911 is best call to make if heart attack strikes

Victims treated by paramedics obtain life-saving treatment faster than hospital walk-ins, data shows.

If you live in Los Angeles, Ventura, Orange or San Diego county and think you are having a heart attack, call 911 rather than have a friend or family member drive you to the hospital. It could mean the difference between life and death.

That's the conclusion of a UCLA professor who reviewed data from counties around the nation -- including four in Southern California -- that have implemented a new approach to handling heart attack patients.

By outfitting ambulances with devices that allow paramedics to more quickly diagnose serious heart attacks and call ahead to hospitals equipped to perform a specialized procedure, the protocol has sharply reduced the time it takes for patients to receive life-saving treatment, officials said.

Currently, only about half of all heart attack victims arrive at hospitals by ambulance.

When patients walk into emergency rooms on their own, long waits can delay diagnosis and treatment, health officials say.
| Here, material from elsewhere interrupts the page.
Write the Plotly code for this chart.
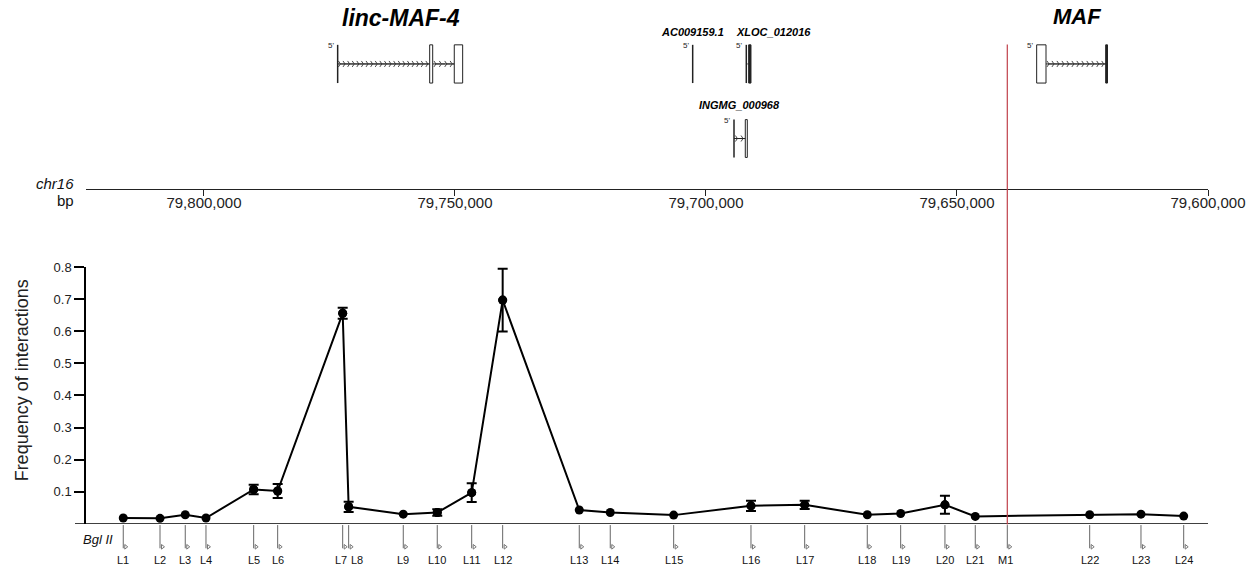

In October, Christopher Jones, 33, collapsed and died after waiting more than three hours at Olive View-UCLA Medical Center in Sylmar complaining of severe chest pain. Jones never received an electrocardiogram.

"Had that patient called 911, he would have been identified by the paramedics" as having a heart attack, said Dr. Ivan C. Rokos, the emergency medicine physician and assistant clinical professor at the David Geffen School of Medicine at UCLA who reviewed data on the new approach.

"Fortunately for 911 [callers], paramedics take care of one patient at a time," Rokos said. "If you go into an emergency room, the triage nurse is overloaded."

Even 15 minutes of delay in treating a heart attack increases the risk of death, he noted, and causes more damage to the heart.

Ninety percent of heart attack patients who called 911 in Los Angeles County had necessary procedures performed within 90 minutes of arriving at the hospital -- the highest rate of the counties studied -- according to data Rokos will present Sunday to the American College of Cardiology in Chicago.

Before the county instituted the protocol in December 2006, fewer than 50% were treated within 90 minutes.

Other Southern California counties recorded similar improvements, with Orange and Ventura counties reporting that 85% of patients now receive treatment within 90 minutes and San Diego reporting a rate of 86%.